According to Ms. Iknoian, learning to use treadmill controls for incline and speed is important for two reasons:

  • To get a better workout. A "better workout" could mean using more muscles, increasing the aerobic intensity or burning more calories, depending on your goals.

  • To make your treadmill workout more fun. Trying different preset programs such as "Fat-Burner" or "Hill-Climber," or coming up with your own variations of speed, incline, distance and time will keep your workouts challenging and more interesting.

Here are some tips for using speed:

  • Start moderately. Try walking or running for 1 to 3 minutes anywhere from 0.5 to 1 mph faster than your normal pace. Then return to a comfortable pace for 1 to 3 minutes.

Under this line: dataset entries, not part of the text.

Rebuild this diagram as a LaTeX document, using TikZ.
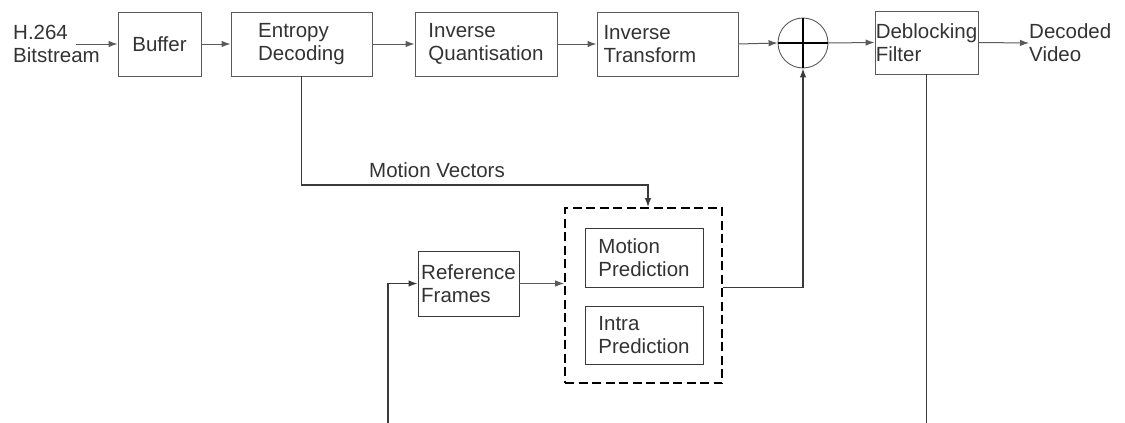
\documentclass[tikz,border=0pt]{standalone}
\usepackage{fontspec}
\setmainfont{Liberation Sans}
\usetikzlibrary{arrows.meta}
\definecolor{txt}{HTML}{333333}
\definecolor{ln}{HTML}{5A5A5A}
\definecolor{dk}{HTML}{3A3A3A}
\begin{document}
\begin{tikzpicture}[x=1pt,y=-1pt,
  base/.style={text=txt, font=\fontsize{20.5}{23}\selectfont, align=left},
  box/.style={base, draw=ln, line width=0.9pt, rectangle, inner sep=0pt},
  lbl/.style={base, inner sep=0pt},
  conn/.style={draw=ln, line width=1pt, -{Latex[length=9pt,width=6.5pt]}},
  dconn/.style={draw=dk, line width=1.3pt, -{Latex[length=9pt,width=6.5pt]}},
  dashbox/.style={draw=black, line width=1.8pt, dash pattern=on 9pt off 4.5pt, rectangle, inner sep=0pt},
  ]
\useasboundingbox (0,0) rectangle (1125,423);
\clip (0,0) rectangle (1125,423);

\node[lbl, anchor=west] (src) at (13,44) {H.264\\Bitstream};
\coordinate (inp) at (76,44);
\node[box, minimum width=83pt, minimum height=64pt] (buf) at (159.5,44) {Buffer};
\node[box, minimum width=141pt, minimum height=64pt] (ent) at (301.5,44) {Entropy\\Decoding};
\node[box, minimum width=142pt, minimum height=64pt] (iq) at (486,44) {Inverse\\Quantisation};
\node[box, minimum width=141pt, minimum height=64pt, text width=128pt, align=left] (it) at (667.5,44) {Inverse\\Transform};
\node[draw=ln, line width=0.9pt, circle, minimum size=50pt, inner sep=0pt] (sum) at (803,43) {};
\draw[draw=black, line width=1.2pt] (sum.west) -- (sum.east) (sum.north) -- (sum.south);
\node[box, minimum width=103pt, minimum height=63pt] (deb) at (926.5,42.5) {Deblocking\\Filter};
\node[lbl, anchor=west] (dec) at (1029,43) {Decoded\\Video};

\node[dashbox, minimum width=157pt, minimum height=175pt] (pred) at (643.5,295.5) {};
\node[box, draw=dk, minimum width=118pt, minimum height=59pt] (mp) at (644,257.5) {Motion\\Prediction};
\node[box, draw=dk, minimum width=118pt, minimum height=58pt] (ip) at (644,335) {Intra\\Prediction};
\node[box, draw=dk, minimum width=101pt, minimum height=65pt] (ref) at (468.5,283.5) {Reference\\Frames};

\node[lbl] (mvl) at (437,170) {Motion Vectors};
\coordinate (mv) at (648,185);
\coordinate (fb1) at (926.5,440);
\coordinate (fb2) at (388,440);

\draw[conn] (inp) -- (buf.west);
\draw[conn] (buf.east) -- (ent.west);
\draw[conn] (ent.east) -- (iq.west);
\draw[conn] (iq.east) -- (it.west);
\draw[conn] (it.east) -- (sum.west);
\draw[conn] (sum.east) -- (deb.west);
\draw[conn] (deb.east) -- (dec.west);
\draw[dconn] (ent.south) |- (mv) -- (pred.north -| mv);
\draw[conn] (ref.east) -- (ref.east -| pred.west);
\draw[dconn] (pred.east |- mp.south) -| (sum.south);
\draw[dconn] (deb.south) -- (fb1) -- (fb2) |- (ref.west);
\end{tikzpicture}
\end{document}
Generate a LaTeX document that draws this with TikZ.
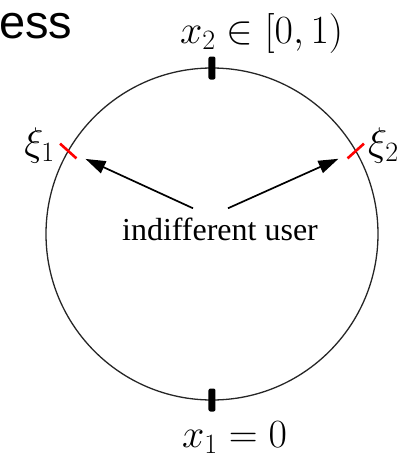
\RequirePackage{fix-cm}
\documentclass[tikz,border=0pt]{standalone}
\usepackage{fontspec}
\newfontfamily\userfont{Liberation Serif}
\newfontfamily\headfont{Liberation Sans}
\usetikzlibrary{arrows.meta,positioning,calc}

\begin{document}
\begin{tikzpicture}[
    x=1pt, y=1pt,
    ring/.style={
        draw=black!85,
        line width=1.3pt
    },
    blacktick/.style={
        rectangle,
        fill=black,
        inner sep=0pt,
        minimum width=7pt,
        minimum height=23pt,
        rounded corners=2pt
    },
    redtick/.style={
        rectangle,
        fill=red,
        inner sep=0pt,
        minimum width=22pt,
        minimum height=2.6pt
    },
    mathlabel/.style={
        inner sep=0pt,
        font=\fontsize{40}{48}\selectfont
    },
    line/.style={
        draw,
        line width=1.7pt,
        -{Triangle[length=20pt,width=13pt]},
        shorten >=19pt
    }
]
\useasboundingbox (-212,-225) rectangle (193,234);

% Circle
\draw [ring] (0,0) circle (166);

% Nodes
\node [inner sep=0pt, anchor=base west, font=\headfont\fontsize{47}{52}\selectfont] (head) at (-213,196) {ess};

\node [blacktick] (xtwo) at (90:166) {};
\node [blacktick] (xone) at (270:166) {};
\node [redtick, rotate=138] (xione) at (150:166) {};
\node [redtick, rotate=42] (xitwo) at (30:166) {};

\node [mathlabel, anchor=base west] (xtwolabel) at (-32,191) {$x_2\in[0,1)$};
\node [mathlabel, anchor=base west] (xonelabel) at (-30,-213) {$x_1=0$};
\node [mathlabel, anchor=base east] (xionelabel) at (-157,79) {$\xi_1$};
\node [mathlabel, anchor=base west] (xitwolabel) at (156,79) {$\xi_2$};

\node [inner sep=0pt, anchor=base, font=\userfont\fontsize{32}{36}\selectfont] (user) at (8,-6) {indifferent user};

% Paths
\coordinate (fromleft) at ($(user.north)+(-27,9)$);
\coordinate (fromright) at ($(user.north)+(8,9)$);
\path [line] (fromleft) -- (xione.center);
\path [line] (fromright) -- (xitwo.center);

\end{tikzpicture}
\end{document}
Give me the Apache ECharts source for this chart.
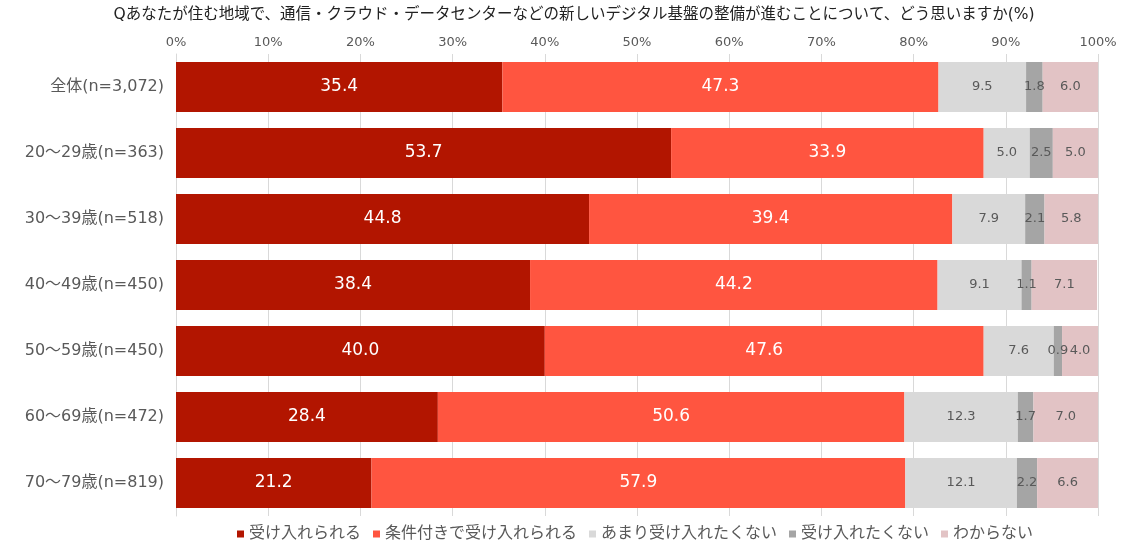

  • Step it up. As runners become more confident with their speed ability, they can try intervals up to 2 to 3 mph faster than their usual pace. Walkers can do the intervals at the fastest pace they can walk without running.

Here are some tips for using incline:

  • Start low. If you're a beginner, anything more than a 6 percent incline will be difficult and you'll have to lower your speed to walk safely.

  • Try short hills. To get a feel for what you can handle, try hills that are about 2 to 3 minutes long, then lower the incline back down to 0 to 1 percent for 2 to 3 minutes to recover.

Safety essentials

  • Watch your form. Walk naturally with your arms swinging at your sides. "If you have to hang on to the rails to keep up with the belt or if you drift toward the rear of the belt, slow down or reduce the incline," says Ms. Iknoian.

  • Don't get distracted. "To be safe, you have to stay focused on what you're doing," says Ms. Iknoian. "If you need to take care of something or pay attention to something besides exercising, hit the pause or stop button to deal with it before resuming your workout."